What you will do.
Take the lines from the head of the listing through the one bearing "return 0.64 - 0.26 * np.cos(t)" and copy them exactly, leaving every picture out.

Data block.

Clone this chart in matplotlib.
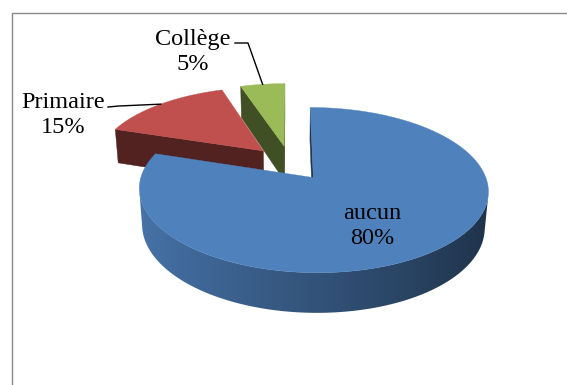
import numpy as np
import matplotlib.pyplot as plt
import matplotlib.colors as mcolors
from matplotlib.patches import Polygon

plt.rcParams['font.family'] = ['Liberation Serif', 'DejaVu Serif']

# data
categories = ['aucun', 'Primaire', 'Collège']
values = [80, 15, 5]
colors = ['#4f81bd', '#c0504d', '#9bbb59']

# label layout (pixels): text centre, leader start, leader elbow
label_pos = {'aucun': (372, 226), 'Primaire': (63, 115), 'Collège': (193, 52)}
leader = {'Primaire': [(108, 107), (119, 106)], 'Collège': [(235, 43), (248, 43)]}

# projection of the 3d pie (pixel units)
CX, CY = 290, 163
F = 1015
DIST = 6.05
SIN_A = 0.455
COS_A = np.sqrt(1 - SIN_A ** 2)
HEIGHT = 0.24
EXPLODE = 0.23
cam = np.array([0.0, DIST * SIN_A, -DIST * COS_A])


def project(x, y, z):
    yc = y * COS_A + z * SIN_A
    zc = DIST + z * COS_A - y * SIN_A
    return CX + F * x / zc, CY - F * yc / zc


def shade(color, k):
    r, g, b = mcolors.to_rgb(color)
    return (r * k, g * k, b * k)


def wall_shade(t):
    return 0.64 - 0.26 * np.cos(t)


def poly(ax, pts, color, z):
    xs, ys = zip(*[project(*p) for p in pts])
    ax.fill(xs, ys, facecolor=color, edgecolor=color, lw=0.3, zorder=z)


fig = plt.figure(figsize=(5.67, 3.85), dpi=100)
ax = fig.add_axes([0, 0, 1, 1])

# frame of the chart area
ax.plot([11.5, 11.5, 567], [385, 12.5, 12.5], color='#8a8a8a', lw=1.0)

total = float(sum(values))
cum = np.concatenate([[0], np.cumsum(values)]) / total
slices = []
for i, cat in enumerate(categories):
    t_start = np.radians(90 - 360 * cum[i])
    t_end = np.radians(90 - 360 * cum[i + 1])
    mid = (t_start + t_end) / 2
    c = np.array([EXPLODE * np.cos(mid), 0.0, EXPLODE * np.sin(mid)])
    slices.append((i, cat, t_end, t_start, mid, c))

# far slices first
slices.sort(key=lambda s: -np.linalg.norm(cam - s[5]))

z = 1
for i, cat, t0, t1, mid, c in slices:
    col = colors[i]
    th = np.linspace(t0, t1, 600)

    # outer wall: the part that faces the camera, filled with a gradient
    m = (th[:-1] + th[1:]) / 2
    vis = []
    for t in m:
        n = np.array([np.cos(t), 0, np.sin(t)])
        p = c + np.array([np.cos(t), -HEIGHT / 2, np.sin(t)])
        vis.append(np.dot(n, cam - p) > 0)
    vis = np.array(vis)
    if vis.any():
        tv = m[vis]
        topx, topy = project(c[0] + np.cos(tv), 0 * tv, c[2] + np.sin(tv))
        botx, boty = project(c[0] + np.cos(tv), 0 * tv - HEIGHT, c[2] + np.sin(tv))
        xy = np.column_stack([np.concatenate([topx, botx[::-1]]),
                              np.concatenate([topy, boty[::-1]])])
        patch = Polygon(xy, closed=True, facecolor='none', edgecolor='none')
        ax.add_patch(patch)
        order = np.argsort(topx)
        gx = np.linspace(xy[:, 0].min(), xy[:, 0].max(), 400)
        gt = np.interp(gx, topx[order], tv[order])
        grad = np.array([shade(col, wall_shade(t)) for t in gt])[None, :, :]
        im = ax.imshow(grad, extent=[gx[0], gx[-1], xy[:, 1].max(), xy[:, 1].min()],
                       aspect='auto', interpolation='bilinear', zorder=z)
        im.set_clip_path(patch)
        z += 1

    # radial cut faces
    faces = []
    for t, sgn in ((t1, 1), (t0, -1)):
        n = np.array([np.cos(t + sgn * np.pi / 2), 0, np.sin(t + sgn * np.pi / 2)])
        p = c + np.array([np.cos(t) / 2, -HEIGHT / 2, np.sin(t) / 2])
        if np.dot(n, cam - p) > 0:
            pts = [c, c + [np.cos(t), 0, np.sin(t)], c + [np.cos(t), -HEIGHT, np.sin(t)], c + [0, -HEIGHT, 0]]
            faces.append((np.linalg.norm(cam - p), pts, shade(col, 0.42)))
    faces.sort(key=lambda f: -f[0])
    for _, pts, fc in faces:
        poly(ax, pts, fc, z)
        z += 1

    top = [c] + [c + [np.cos(t), 0, np.sin(t)] for t in th]
    poly(ax, top, col, z)
    z += 1

# labels
for i, cat in enumerate(categories):
    tx, ty = label_pos[cat]
    pct = 100 * values[i] / total
    ax.text(tx, ty, f'{cat}\n{pct:.0f}%', ha='center', va='center', fontsize=17.5,
            linespacing=1.2, color='black', zorder=200)
    if cat in leader:
        t_start = np.radians(90 - 360 * cum[i])
        t_end = np.radians(90 - 360 * cum[i + 1])
        mid = (t_start + t_end) / 2
        c = np.array([EXPLODE * np.cos(mid), 0.0, EXPLODE * np.sin(mid)])
        ex, ey = project(*(c + [np.cos(mid), 0, np.sin(mid)]))
        xs = [leader[cat][0][0], leader[cat][1][0], ex]
        ys = [leader[cat][0][1], leader[cat][1][1], ey]
        ax.plot(xs, ys, color='black', lw=1.0, zorder=201)

ax.set_xlim(0, 567)
ax.set_ylim(385, 0)
ax.axis('off')

fig.savefig('out.png', dpi=100)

Result for this task.
Clone this chart in matplotlib.
import numpy as np
import matplotlib.pyplot as plt
import matplotlib.colors as mcolors
from matplotlib.patches import Polygon

plt.rcParams['font.family'] = ['Liberation Serif', 'DejaVu Serif']

# data
categories = ['aucun', 'Primaire', 'Collège']
values = [80, 15, 5]
colors = ['#4f81bd', '#c0504d', '#9bbb59']

# label layout (pixels): text centre, leader start, leader elbow
label_pos = {'aucun': (372, 226), 'Primaire': (63, 115), 'Collège': (193, 52)}
leader = {'Primaire': [(108, 107), (119, 106)], 'Collège': [(235, 43), (248, 43)]}

# projection of the 3d pie (pixel units)
CX, CY = 290, 163
F = 1015
DIST = 6.05
SIN_A = 0.455
COS_A = np.sqrt(1 - SIN_A ** 2)
HEIGHT = 0.24
EXPLODE = 0.23
cam = np.array([0.0, DIST * SIN_A, -DIST * COS_A])


def project(x, y, z):
    yc = y * COS_A + z * SIN_A
    zc = DIST + z * COS_A - y * SIN_A
    return CX + F * x / zc, CY - F * yc / zc


def shade(color, k):
    r, g, b = mcolors.to_rgb(color)
    return (r * k, g * k, b * k)


def wall_shade(t):
    return 0.64 - 0.26 * np.cos(t)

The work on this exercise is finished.